## DATA SUPPLIED
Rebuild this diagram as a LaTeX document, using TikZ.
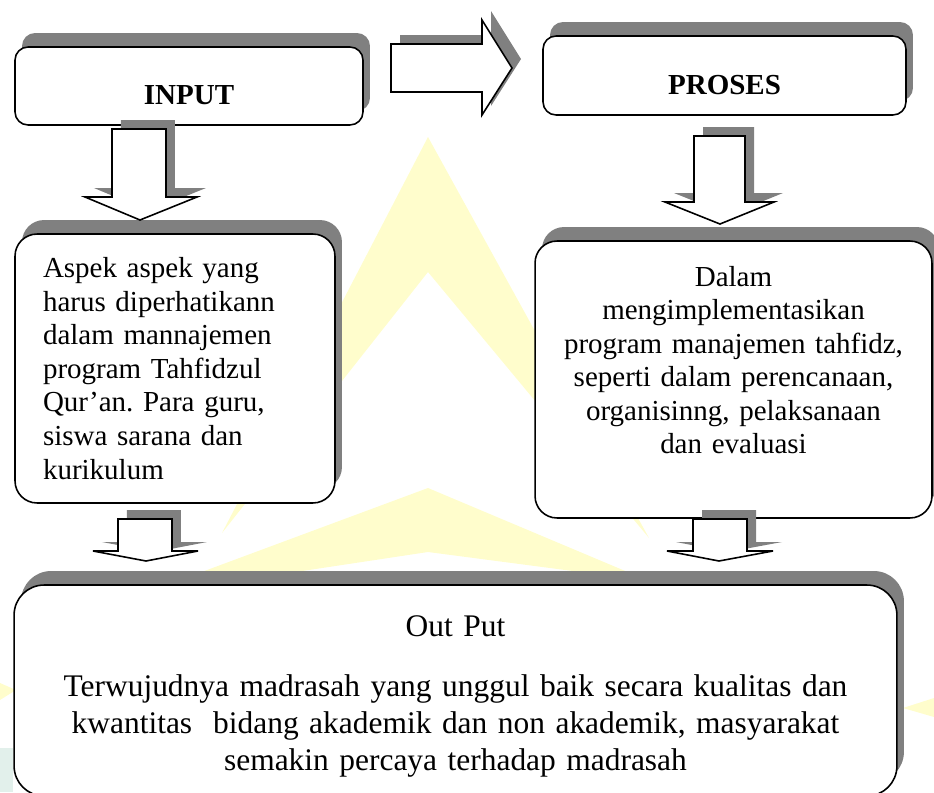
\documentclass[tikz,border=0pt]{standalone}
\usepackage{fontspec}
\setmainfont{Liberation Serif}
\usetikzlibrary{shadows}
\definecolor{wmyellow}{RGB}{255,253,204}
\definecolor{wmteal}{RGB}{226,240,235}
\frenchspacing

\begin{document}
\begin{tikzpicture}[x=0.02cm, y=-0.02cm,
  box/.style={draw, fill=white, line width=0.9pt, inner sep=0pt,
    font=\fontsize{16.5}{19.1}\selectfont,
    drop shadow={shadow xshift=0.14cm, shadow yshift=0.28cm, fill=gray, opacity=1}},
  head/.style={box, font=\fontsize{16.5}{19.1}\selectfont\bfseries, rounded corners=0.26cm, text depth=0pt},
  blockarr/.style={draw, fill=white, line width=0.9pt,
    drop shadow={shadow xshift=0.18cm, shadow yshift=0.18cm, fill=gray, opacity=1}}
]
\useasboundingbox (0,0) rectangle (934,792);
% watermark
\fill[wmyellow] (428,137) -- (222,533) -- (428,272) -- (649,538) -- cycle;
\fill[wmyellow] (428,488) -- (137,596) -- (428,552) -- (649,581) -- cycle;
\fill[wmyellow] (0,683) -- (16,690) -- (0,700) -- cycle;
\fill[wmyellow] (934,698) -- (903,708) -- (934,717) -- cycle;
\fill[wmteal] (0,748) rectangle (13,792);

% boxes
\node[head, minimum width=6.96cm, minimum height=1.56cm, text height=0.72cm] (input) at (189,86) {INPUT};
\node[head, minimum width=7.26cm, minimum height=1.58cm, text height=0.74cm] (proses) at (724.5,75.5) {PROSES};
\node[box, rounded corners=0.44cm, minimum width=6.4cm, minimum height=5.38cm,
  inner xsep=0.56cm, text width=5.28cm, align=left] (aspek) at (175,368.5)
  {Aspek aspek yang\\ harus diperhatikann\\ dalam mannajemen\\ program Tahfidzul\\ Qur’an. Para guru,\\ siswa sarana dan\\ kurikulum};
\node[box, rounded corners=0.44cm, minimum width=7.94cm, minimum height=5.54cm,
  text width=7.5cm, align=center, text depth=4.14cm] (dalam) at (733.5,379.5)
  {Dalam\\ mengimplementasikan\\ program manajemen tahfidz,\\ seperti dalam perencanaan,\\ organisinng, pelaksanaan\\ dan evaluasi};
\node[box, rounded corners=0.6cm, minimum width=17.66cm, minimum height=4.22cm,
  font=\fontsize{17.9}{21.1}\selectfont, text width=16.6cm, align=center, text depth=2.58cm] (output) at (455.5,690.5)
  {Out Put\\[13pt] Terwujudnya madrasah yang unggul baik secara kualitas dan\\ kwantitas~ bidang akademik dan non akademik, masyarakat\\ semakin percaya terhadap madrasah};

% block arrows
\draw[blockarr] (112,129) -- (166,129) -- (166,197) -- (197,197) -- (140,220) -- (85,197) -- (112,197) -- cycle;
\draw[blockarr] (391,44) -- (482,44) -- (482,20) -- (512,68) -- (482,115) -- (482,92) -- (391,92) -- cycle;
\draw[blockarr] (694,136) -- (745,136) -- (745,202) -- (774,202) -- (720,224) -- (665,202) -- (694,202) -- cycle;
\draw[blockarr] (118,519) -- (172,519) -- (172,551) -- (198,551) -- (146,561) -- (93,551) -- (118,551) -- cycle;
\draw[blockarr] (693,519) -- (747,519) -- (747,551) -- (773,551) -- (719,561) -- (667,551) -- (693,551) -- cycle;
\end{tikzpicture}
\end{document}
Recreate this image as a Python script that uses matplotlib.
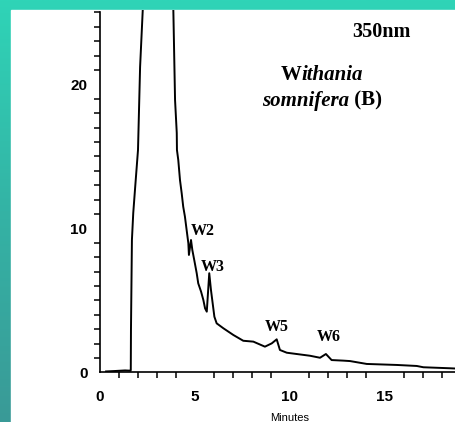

## PROBLEM REQUIREMENTS
Could you reproduce every record above exactly, leaving out the pictures?

## ANSWER IN FULL
Rebuild this diagram as a LaTeX document, using TikZ.
\documentclass[tikz,border=0pt]{standalone}
\usepackage{fontspec}
\setmainfont{Liberation Serif}
\usetikzlibrary{shadows}
\definecolor{wmyellow}{RGB}{255,253,204}
\definecolor{wmteal}{RGB}{226,240,235}
\frenchspacing

\begin{document}
\begin{tikzpicture}[x=0.02cm, y=-0.02cm,
  box/.style={draw, fill=white, line width=0.9pt, inner sep=0pt,
    font=\fontsize{16.5}{19.1}\selectfont,
    drop shadow={shadow xshift=0.14cm, shadow yshift=0.28cm, fill=gray, opacity=1}},
  head/.style={box, font=\fontsize{16.5}{19.1}\selectfont\bfseries, rounded corners=0.26cm, text depth=0pt},
  blockarr/.style={draw, fill=white, line width=0.9pt,
    drop shadow={shadow xshift=0.18cm, shadow yshift=0.18cm, fill=gray, opacity=1}}
]
\useasboundingbox (0,0) rectangle (934,792);
% watermark
\fill[wmyellow] (428,137) -- (222,533) -- (428,272) -- (649,538) -- cycle;
\fill[wmyellow] (428,488) -- (137,596) -- (428,552) -- (649,581) -- cycle;
\fill[wmyellow] (0,683) -- (16,690) -- (0,700) -- cycle;
\fill[wmyellow] (934,698) -- (903,708) -- (934,717) -- cycle;
\fill[wmteal] (0,748) rectangle (13,792);

% boxes
\node[head, minimum width=6.96cm, minimum height=1.56cm, text height=0.72cm] (input) at (189,86) {INPUT};
\node[head, minimum width=7.26cm, minimum height=1.58cm, text height=0.74cm] (proses) at (724.5,75.5) {PROSES};
\node[box, rounded corners=0.44cm, minimum width=6.4cm, minimum height=5.38cm,
  inner xsep=0.56cm, text width=5.28cm, align=left] (aspek) at (175,368.5)
  {Aspek aspek yang\\ harus diperhatikann\\ dalam mannajemen\\ program Tahfidzul\\ Qur’an. Para guru,\\ siswa sarana dan\\ kurikulum};
\node[box, rounded corners=0.44cm, minimum width=7.94cm, minimum height=5.54cm,
  text width=7.5cm, align=center, text depth=4.14cm] (dalam) at (733.5,379.5)
  {Dalam\\ mengimplementasikan\\ program manajemen tahfidz,\\ seperti dalam perencanaan,\\ organisinng, pelaksanaan\\ dan evaluasi};
\node[box, rounded corners=0.6cm, minimum width=17.66cm, minimum height=4.22cm,
  font=\fontsize{17.9}{21.1}\selectfont, text width=16.6cm, align=center, text depth=2.58cm] (output) at (455.5,690.5)
  {Out Put\\[13pt] Terwujudnya madrasah yang unggul baik secara kualitas dan\\ kwantitas~ bidang akademik dan non akademik, masyarakat\\ semakin percaya terhadap madrasah};

% block arrows
\draw[blockarr] (112,129) -- (166,129) -- (166,197) -- (197,197) -- (140,220) -- (85,197) -- (112,197) -- cycle;
\draw[blockarr] (391,44) -- (482,44) -- (482,20) -- (512,68) -- (482,115) -- (482,92) -- (391,92) -- cycle;
\draw[blockarr] (694,136) -- (745,136) -- (745,202) -- (774,202) -- (720,224) -- (665,202) -- (694,202) -- cycle;
\draw[blockarr] (118,519) -- (172,519) -- (172,551) -- (198,551) -- (146,561) -- (93,551) -- (118,551) -- cycle;
\draw[blockarr] (693,519) -- (747,519) -- (747,551) -- (773,551) -- (719,561) -- (667,551) -- (693,551) -- cycle;
\end{tikzpicture}
\end{document}
Recreate this image as a Python script that uses matplotlib.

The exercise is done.